Case ID: so2d_615/html/0819-01.html
Source: Caselaw Access Project
Author: {"author": "PER CURIAM.", "license": "Public Domain", "url": "https://static.case.law/"}
Date Created: 2024-08-24T03:29:51.129683

Billy TURNER, Appellant, v. STATE of Florida, Appellee.
    No. 92-406.
    District Court of Appeal of Florida, First District.
    March 16, 1993.
    Nancy A. Daniels, Public Defender, P. Douglas Brinkmeyer, Asst. Public Defender, Tallahassee, for appellant.
    Robert A. Butterworth, Atty. Gen., Marilyn McFadden, Asst. Atty. Gen., Tallahassee, for appellee.
   PER CURIAM.

Appellant challenges his conviction for selling cocaine within 200 feet of a public housing project. He argues: (1) that section 893.13(1)(i) is unconstitutional because it is vague, it violates his rights to due process and equal protection, and amounts to an invalid exercise of the police power; (2) that the trial court erred in failing to offer him the opportunity to withdraw his plea where the written plea, waiver and consent form indicated an incorrect guidelines sentence, and (3) that the trial court imposed an illegal probation order.

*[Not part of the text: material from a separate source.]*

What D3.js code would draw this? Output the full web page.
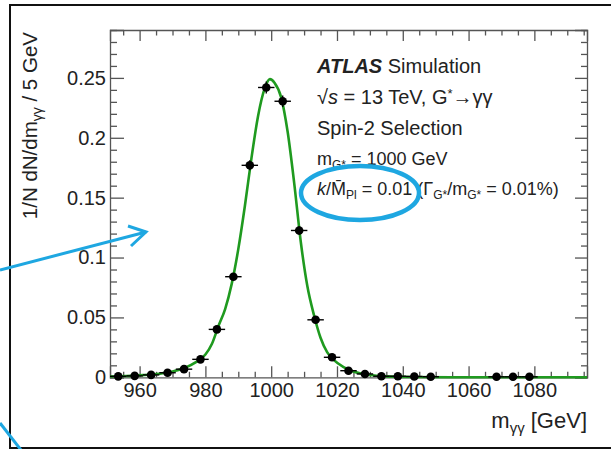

With respect to appellant’s challenge to the constitutionality of section 893.13(1)(i), we affirm. See Brown v. State, 610 So.2d 1356 (1992). We strike those portions of the probation order requiring a $1.00 monthly payment to First Step and prohibiting appellant’s presence in specified areas, which conditions were not orally pronounced. See Coupe v. State, 591 So.2d 304 (Fla. 1st DCA 1991); Tillman v. State, 592 So.2d 767 (Fla. 2d DCA 1992). Appellant’s challenge to the voluntary and intelligent nature of his plea is not cognizable on direct appeal because he never raised this issue in the trial court by moving to withdraw his plea. Accordingly, we dismiss the appeal as to this issue without prejudice to his filing in the trial court either a motion to withdraw his plea or a motion to vacate his sentence under Florida Rule of Criminal Procedure 3.850.

AFFIRMED as modified.

WIGGINTON, MINER and WOLF, JJ., concur.